Ne abbiamo già parlato. Ne parlo spesso. È un chiodo fisso che tende ad appesantirsi di sempre nuovi esempi. Perché una penna come quella di Sorj Chalandon – del quale la meritoria Keller ha pubblicato gran parte della produzione – debba arrivarci monca, è un mistero doloroso. Perché uno come Seamus Deane debba essere ricercato tra i tascabili Feltrinelli sulle bancarelle del corso, è un mistero doloroso.
Del
primo – mi ripeto – c’è quest’opera bifronte, atroce e
sublime, dedicata a un ragazzo francese e alla sua personalissima
causa indipendentista tradita. Un romanzo in due libri. Due libri
distinti e separati, ma propedeutici l’uno all’altro. Dei quali,
ahimé, uno solo – come nelle saghe medievali – è giunto fino a
noi. Perché il primo ha avuto la sventura di essere pubblicato da
Mondadori. Che, insondabile come il Dio dei cattolici, a un certo
punto ha deciso di ritirarlo dal mercato. Al di là – dettaglio
strano e non trascurabile dal punto di vista commerciale – dei dati
di vendita, che erano tutt’altro che trascurabili. Specie, poi, per
un autore che non godeva e non gode del trambusto pubblicitario del
quale godono, invece, certi mediocri raccomandati di lusso. Per
questo un romanzo in due puntate, costruito sulla contrapposizione e
sulla convergenza di due tesi antitetiche, può essere compreso solo
spendendo 40 euro su Ebay. Perché “Il mio traditore” non è più
in libreria.
Stesso discorso – più o meno – vale per la
prosa saggia e saputa di Deane.
“Le parole della notte” resta l’unico esemplare – in via d’estinzione o già estinto – della sua vasta produzione letteraria. Perché qualcuno ha deciso che – boh – non valesse la pena darsi la pena di tradurlo ancora.
E
che dire di Michael Gregorio? Una saga prussiana in quattro volumi
che aveva avvinto decine di migliaia di lettori rimasta troncata al
terzo, perché l’Einaudi – bontà sua – ha stabilito che il
libro conclusivo dovesse rimanere ignoto. Come un noir nel noir.

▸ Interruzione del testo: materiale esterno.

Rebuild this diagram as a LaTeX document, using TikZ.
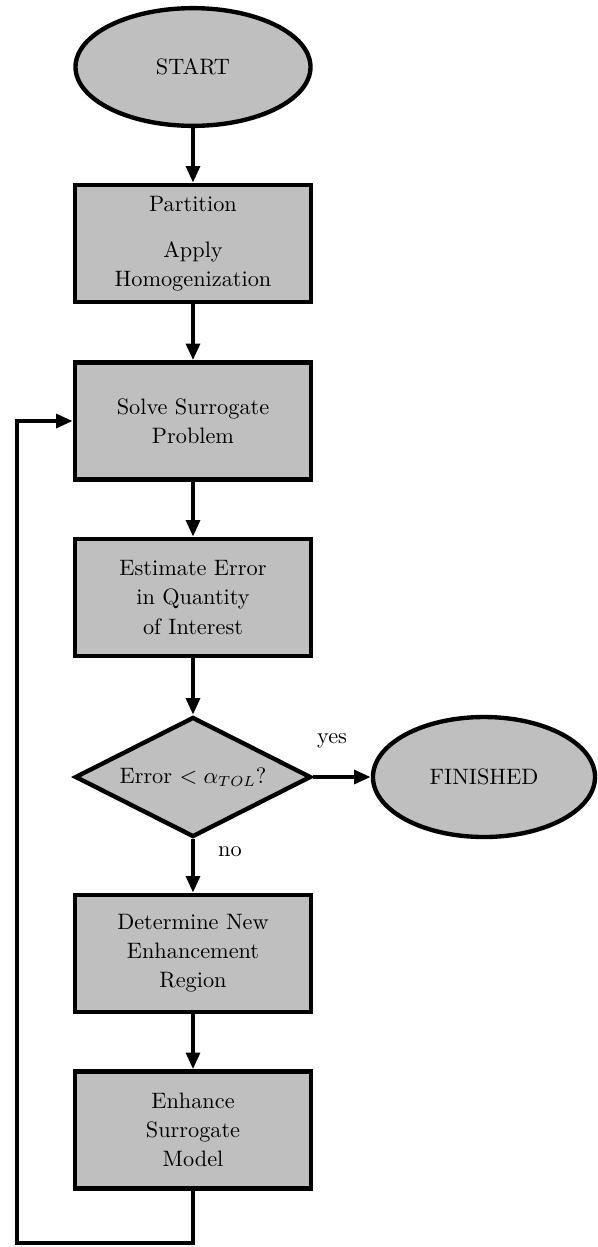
\documentclass[tikz,border=0pt]{standalone}
\usetikzlibrary{shapes.geometric,arrows.meta}
\begin{document}
\begin{tikzpicture}[x=0.48pt,y=-0.48pt,
  base/.style={draw=black,line width=2.1pt,fill=black!25,align=center,inner sep=0pt,
    font={\fontsize{10.7}{14}\selectfont}},
  procbox/.style={base,rectangle,minimum width=113.3pt,minimum height=56.2pt},
  termnode/.style={base,ellipse,minimum width=112.8pt,minimum height=56.5pt},
  decnode/.style={base,diamond,aspect=2,minimum width=113.3pt,minimum height=57.6pt},
  flow/.style={line width=2pt,-{Triangle[length=8pt,width=6.5pt]}},
  lbl/.style={font={\fontsize{10.7}{12}\selectfont},inner sep=0pt}]
\useasboundingbox (0,0) rectangle (597,1247);
\node[termnode] (start) at (193,67) {START};
\node[procbox] (part) at (193,243.5) {Partition\\[8pt]Apply\\Homogenization};
\node[procbox] (solve) at (193,421) {Solve Surrogate\\Problem};
\node[procbox] (est) at (193,597.5) {Estimate Error\\in Quantity\\of Interest};
\node[decnode] (dec) at (193,777) {Error $<\alpha_{TOL}$?};
\node[termnode,minimum width=106.6pt,minimum height=57.6pt] (fin) at (484,777) {FINISHED};
\node[procbox] (det) at (193,953.5) {Determine New\\Enhancement\\Region};
\node[procbox] (enh) at (193,1130) {Enhance\\Surrogate\\Model};
\coordinate (c1) at (193,1243);
\coordinate (c2) at (17,1243);
\draw[flow] (start) -- (part);
\draw[flow] (part) -- (solve);
\draw[flow] (solve) -- (est);
\draw[flow] (est) -- (dec);
\draw[flow] (dec) -- (fin);
\draw[flow] (dec) -- (det);
\draw[flow] (det) -- (enh);
\draw[flow] (enh.south) -- (c1) -- (c2) |- (solve.west);
\node[lbl] (yes) at (332,741) {yes};
\node[lbl] (no) at (230,852) {no};
\end{tikzpicture}
\end{document}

Bloccandone, tra l’altro, i diritti. Roba che se l’autore volesse
trasferirsi armi e bagagli altrove, beh, non può farlo.
La
situazione è questa. C’è un’idea di mercato, di letteratura di
consumo, che travalica e ignora tanto le rese quanto i dati di
vendita dei letterati di consumo. Paradosso dei tempi nostri.
Di
McNamee, per chiudere il cerchio, posso dire che raramente mi è
capitato di avere a che fare con una tale cura delle parole usate per
disegnare una frase. Che rarissimamente mi è capitato di partecipare
così gioiosamente alla costruzione di un impianto narrativo tanto
originale da risultare, alla fine, quasi ovvio. Come quando un amico
ti racconta dei suoi percorsi interiori. E tu, senza sapere perché,
lo capisci prima ancora che finisca il racconto.
Niente. Non l’avete letto? Peccato. Pazienza. Non potete farlo. Leggetevi De Silva. Che ha scritto l’ennesimo raccontino d’amore. Ed è primo nella classifica delle vendite nazionale, ‘sta settimana.